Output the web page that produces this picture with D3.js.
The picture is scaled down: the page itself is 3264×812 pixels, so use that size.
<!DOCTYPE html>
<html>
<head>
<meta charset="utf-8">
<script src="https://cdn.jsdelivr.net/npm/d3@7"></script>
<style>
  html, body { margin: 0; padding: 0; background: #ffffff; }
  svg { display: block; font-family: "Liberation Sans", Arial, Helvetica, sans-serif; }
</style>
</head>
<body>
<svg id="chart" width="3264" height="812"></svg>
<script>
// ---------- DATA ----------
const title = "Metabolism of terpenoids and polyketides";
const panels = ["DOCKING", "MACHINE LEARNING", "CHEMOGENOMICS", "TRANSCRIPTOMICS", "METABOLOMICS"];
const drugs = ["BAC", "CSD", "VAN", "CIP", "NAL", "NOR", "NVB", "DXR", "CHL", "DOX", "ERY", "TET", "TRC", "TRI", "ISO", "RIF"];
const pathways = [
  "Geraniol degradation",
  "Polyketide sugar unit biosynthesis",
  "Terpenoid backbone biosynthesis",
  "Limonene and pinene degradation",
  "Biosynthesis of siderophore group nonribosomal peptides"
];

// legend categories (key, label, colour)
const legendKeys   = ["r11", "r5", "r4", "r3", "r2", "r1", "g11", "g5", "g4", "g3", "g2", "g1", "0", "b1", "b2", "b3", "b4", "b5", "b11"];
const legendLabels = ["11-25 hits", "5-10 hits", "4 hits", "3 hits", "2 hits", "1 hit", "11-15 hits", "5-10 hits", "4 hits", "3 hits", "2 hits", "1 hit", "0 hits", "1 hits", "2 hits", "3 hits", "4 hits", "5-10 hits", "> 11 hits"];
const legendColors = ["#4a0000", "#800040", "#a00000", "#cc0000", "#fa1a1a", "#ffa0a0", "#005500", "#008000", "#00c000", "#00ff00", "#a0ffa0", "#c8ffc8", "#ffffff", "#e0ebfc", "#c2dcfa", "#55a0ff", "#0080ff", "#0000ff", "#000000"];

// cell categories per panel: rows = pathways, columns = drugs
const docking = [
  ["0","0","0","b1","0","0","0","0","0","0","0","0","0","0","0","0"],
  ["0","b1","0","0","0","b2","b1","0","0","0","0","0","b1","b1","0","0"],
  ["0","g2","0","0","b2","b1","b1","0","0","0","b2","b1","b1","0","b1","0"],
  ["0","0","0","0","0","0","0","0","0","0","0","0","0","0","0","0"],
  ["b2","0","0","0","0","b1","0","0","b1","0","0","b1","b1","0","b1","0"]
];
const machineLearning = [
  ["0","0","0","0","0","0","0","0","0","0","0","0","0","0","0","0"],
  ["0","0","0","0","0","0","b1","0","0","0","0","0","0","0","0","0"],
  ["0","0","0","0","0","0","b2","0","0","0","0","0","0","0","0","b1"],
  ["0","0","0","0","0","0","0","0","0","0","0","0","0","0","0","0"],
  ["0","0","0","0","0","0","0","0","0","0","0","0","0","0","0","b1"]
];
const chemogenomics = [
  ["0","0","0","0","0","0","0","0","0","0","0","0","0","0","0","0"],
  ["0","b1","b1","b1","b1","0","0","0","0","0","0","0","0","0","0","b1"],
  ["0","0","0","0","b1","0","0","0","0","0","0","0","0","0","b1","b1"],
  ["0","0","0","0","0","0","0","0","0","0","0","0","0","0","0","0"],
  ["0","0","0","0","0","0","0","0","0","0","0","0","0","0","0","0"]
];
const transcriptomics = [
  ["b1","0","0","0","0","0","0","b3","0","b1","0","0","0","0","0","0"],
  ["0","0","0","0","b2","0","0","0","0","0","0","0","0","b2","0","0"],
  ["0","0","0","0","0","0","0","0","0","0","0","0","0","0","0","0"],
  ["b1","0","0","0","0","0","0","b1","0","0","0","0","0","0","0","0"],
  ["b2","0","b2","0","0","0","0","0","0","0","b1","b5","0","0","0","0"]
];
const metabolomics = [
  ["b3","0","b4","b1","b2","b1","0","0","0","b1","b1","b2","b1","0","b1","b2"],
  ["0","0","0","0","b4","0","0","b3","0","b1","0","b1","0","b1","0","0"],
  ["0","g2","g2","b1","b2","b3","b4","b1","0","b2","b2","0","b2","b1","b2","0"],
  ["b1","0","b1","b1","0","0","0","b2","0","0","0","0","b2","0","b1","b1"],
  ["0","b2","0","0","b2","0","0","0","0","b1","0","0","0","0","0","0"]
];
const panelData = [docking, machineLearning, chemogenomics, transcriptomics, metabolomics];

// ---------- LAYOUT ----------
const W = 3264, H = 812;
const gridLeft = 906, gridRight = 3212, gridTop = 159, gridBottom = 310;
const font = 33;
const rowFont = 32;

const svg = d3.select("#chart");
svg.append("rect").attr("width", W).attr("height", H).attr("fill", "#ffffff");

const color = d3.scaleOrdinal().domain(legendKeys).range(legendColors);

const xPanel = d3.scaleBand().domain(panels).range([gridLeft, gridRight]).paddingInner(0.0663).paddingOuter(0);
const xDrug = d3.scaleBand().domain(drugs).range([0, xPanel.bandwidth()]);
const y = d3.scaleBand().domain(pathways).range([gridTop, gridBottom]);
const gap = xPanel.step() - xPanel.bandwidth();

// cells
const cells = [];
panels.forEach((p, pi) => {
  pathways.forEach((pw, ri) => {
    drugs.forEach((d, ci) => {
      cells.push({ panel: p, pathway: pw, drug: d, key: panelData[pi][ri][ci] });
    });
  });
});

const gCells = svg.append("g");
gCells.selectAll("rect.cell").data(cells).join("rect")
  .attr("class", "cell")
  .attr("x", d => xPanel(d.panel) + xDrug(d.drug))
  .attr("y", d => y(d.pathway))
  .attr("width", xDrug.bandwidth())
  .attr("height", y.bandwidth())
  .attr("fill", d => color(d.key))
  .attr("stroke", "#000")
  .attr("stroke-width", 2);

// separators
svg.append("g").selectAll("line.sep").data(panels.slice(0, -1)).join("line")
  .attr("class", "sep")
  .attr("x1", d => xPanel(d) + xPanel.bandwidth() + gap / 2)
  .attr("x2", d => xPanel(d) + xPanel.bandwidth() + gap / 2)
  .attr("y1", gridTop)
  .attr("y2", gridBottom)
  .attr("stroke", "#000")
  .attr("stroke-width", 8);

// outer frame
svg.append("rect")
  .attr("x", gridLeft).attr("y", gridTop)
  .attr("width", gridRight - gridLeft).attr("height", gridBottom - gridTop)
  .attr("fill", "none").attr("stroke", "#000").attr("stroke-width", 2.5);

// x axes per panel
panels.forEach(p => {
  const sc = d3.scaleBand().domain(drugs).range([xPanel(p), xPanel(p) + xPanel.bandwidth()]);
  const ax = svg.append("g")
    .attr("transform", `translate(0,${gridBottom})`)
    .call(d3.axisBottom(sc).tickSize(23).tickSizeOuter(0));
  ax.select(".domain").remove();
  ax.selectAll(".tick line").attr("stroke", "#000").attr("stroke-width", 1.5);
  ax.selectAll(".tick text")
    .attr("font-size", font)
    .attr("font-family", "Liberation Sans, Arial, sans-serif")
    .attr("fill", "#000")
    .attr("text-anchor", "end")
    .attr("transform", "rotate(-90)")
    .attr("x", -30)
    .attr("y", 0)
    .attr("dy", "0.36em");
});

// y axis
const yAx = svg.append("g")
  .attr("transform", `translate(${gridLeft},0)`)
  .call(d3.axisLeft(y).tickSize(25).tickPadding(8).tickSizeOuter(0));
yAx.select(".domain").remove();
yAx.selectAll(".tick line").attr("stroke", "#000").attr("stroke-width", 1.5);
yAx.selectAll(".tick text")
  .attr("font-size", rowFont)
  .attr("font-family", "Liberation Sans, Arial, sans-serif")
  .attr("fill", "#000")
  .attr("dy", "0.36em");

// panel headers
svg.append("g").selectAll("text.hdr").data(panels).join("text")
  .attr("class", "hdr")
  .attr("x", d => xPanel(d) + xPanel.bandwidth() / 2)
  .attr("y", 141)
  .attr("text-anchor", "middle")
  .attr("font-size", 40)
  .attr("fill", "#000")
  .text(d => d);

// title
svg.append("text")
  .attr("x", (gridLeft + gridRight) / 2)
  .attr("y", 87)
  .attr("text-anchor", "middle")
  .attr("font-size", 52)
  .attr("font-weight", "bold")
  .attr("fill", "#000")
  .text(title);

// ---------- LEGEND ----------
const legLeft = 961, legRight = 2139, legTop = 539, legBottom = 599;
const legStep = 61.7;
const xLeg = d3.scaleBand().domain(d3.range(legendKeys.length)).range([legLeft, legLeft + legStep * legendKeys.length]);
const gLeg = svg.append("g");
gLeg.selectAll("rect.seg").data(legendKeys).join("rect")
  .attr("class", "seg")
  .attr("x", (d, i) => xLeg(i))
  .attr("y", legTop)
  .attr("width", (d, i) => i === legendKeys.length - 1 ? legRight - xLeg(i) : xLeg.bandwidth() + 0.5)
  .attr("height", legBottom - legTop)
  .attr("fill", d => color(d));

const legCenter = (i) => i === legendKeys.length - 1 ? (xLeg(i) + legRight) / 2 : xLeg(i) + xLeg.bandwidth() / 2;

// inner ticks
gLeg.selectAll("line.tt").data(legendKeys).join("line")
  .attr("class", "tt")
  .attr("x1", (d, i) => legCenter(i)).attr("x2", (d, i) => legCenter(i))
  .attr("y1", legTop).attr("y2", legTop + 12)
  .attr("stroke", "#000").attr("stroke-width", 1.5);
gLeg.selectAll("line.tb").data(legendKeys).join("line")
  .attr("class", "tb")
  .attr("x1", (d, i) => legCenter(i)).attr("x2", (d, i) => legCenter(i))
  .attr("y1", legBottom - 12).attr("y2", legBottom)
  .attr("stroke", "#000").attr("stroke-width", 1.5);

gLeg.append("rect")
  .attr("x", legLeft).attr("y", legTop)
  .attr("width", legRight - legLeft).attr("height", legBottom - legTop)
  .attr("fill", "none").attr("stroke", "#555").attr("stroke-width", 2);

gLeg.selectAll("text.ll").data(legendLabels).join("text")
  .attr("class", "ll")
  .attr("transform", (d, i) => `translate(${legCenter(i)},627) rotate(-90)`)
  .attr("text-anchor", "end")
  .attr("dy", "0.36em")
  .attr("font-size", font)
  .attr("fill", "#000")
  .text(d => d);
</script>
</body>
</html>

::::

#### WHAT YOU HAVE TO DO
Report how many lines of the listing above include the word "that". Say nothing but the number.

#### RESPONSE BELOW
2